Choral society performs Brahms’ ‘Requiem’
April 7, 2013
The Summit Choral Society will present its spring concert on Monday and Tuesday, featuring the music of Brahms’ Requiem. The concert will be a kind of dress rehearsal for the Choral Society’s upcoming trip to New York to perform at Carnegie Hall.
“It’s part of the New York package, so I didn’t actually pick this piece,” director Jill Schroeder-Dorn said of the Requiem. “It’s very difficult and sophisticated, but you pay for a package to go sing a certain piece with MidAmerica Productions, and the piece they are doing the time we are going to be there is Brahms’ Requiem.
“So I decided to teach it for this concert. It’s such a beautiful piece, a monument of choral music. It’s one of my favorites; it’s a lot of people’s favorite – just one of those pieces that people love if they know it.”
Each year, MidAmerica Productions reviews audition recordings of choirs from all over the country and chooses a few to perform at revered venues in New York City. Schroeder-Dorn said the organization typically unites choirs with a full orchestra and a famous conductor or composer, who conducts one of his or her own works or another major artistic work, such as Brahms’ Requiem. It’s an opportunity for amateur singers to perform on the famous stage of Carnegie Hall.
“We’ll be sharing the New York concert with 12 other choirs from around the country,” she said.

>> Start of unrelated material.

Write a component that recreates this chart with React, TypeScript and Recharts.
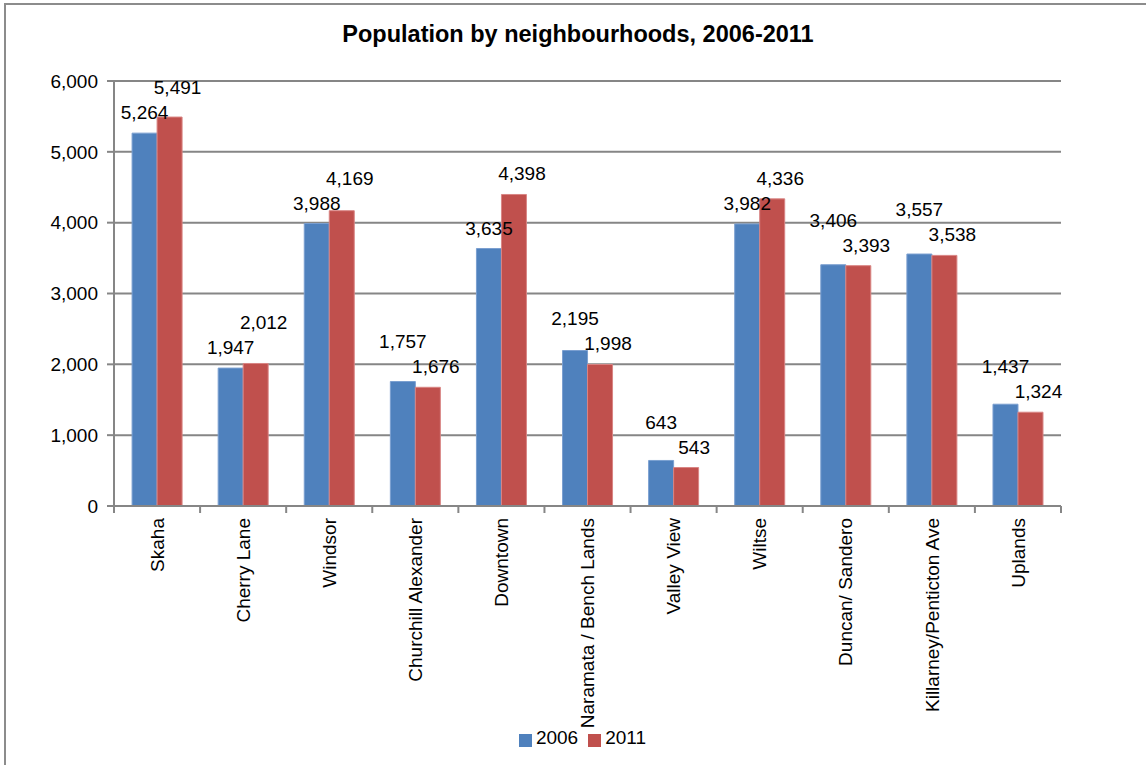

At the spring concerts in Breckenridge and Dillon, Brahms’ Requiem will be accompanied by piano.
“Brahms originally wrote it for orchestra and choir, but he also made a piano arrangement to be more suited for smaller groups, smaller venues, so it’s a more intimate piece,” Schroeder-Dorn said.
The Requiem will have more of a chamber feel when it’s performed in Summit County, rather than the large orchestral arrangement the Choral Society will be performing in New York.
“It was written by the composer,” Schroeder-Dorn said. “Oftentimes, there will be a piano reduction of something but it’s really scored down a lot. The piano part is four-hand, so we’ll have two piano players on one piano to cover the different ranges of the whole orchestra. It captures the music very well; it’s not a reduction, it’s just a rearrangement. The notes and the harmony don’t change.”
Schroeder-Dorn has been directing the Summit Choral Society for a year and a half, and she said she’s impressed by how invested the singers are in their work.
“I really enjoy the community aspect,” she said. “People are there and they’re only there because they love to sing. It’s not part of a requirement. They are just really invested in the group, and I have really appreciated their efforts.”
The Summit Choral Society is a mixed chorus, with soprano, alto, tenor and bass parts. Schroeder-Dorn said many of the singers do their own sectionals each week to rehearse their parts beyond the once a week sessions with the full choir.
“They have really taken the initiative to make this happen,” she said. “They are adults and they are doing this voluntarily, which changes the dynamic a little bit. I really appreciate their investment in it all.”
Brahms’ Requiem is not a simple piece, Schroeder-Dorn said, and the choir has put in a lot of extra effort to learn it.
“There are a lot of good singers and leaders, and that helps,” she said. “And everyone who is there, even though they may be amateur, they have ability and skill, and that makes it possible, too.”
At the local concerts, Schroeder-Dorn will introduce the Requiem and explain its subtext and history and why it’s a significant part of the musical lexicon. The Summit Choral Society will perform Monday at Christ Lutheran Baptist Church in Breckenridge and Tuesday at Lord of the Mountains Lutheran Church in Dillon. The shows are free.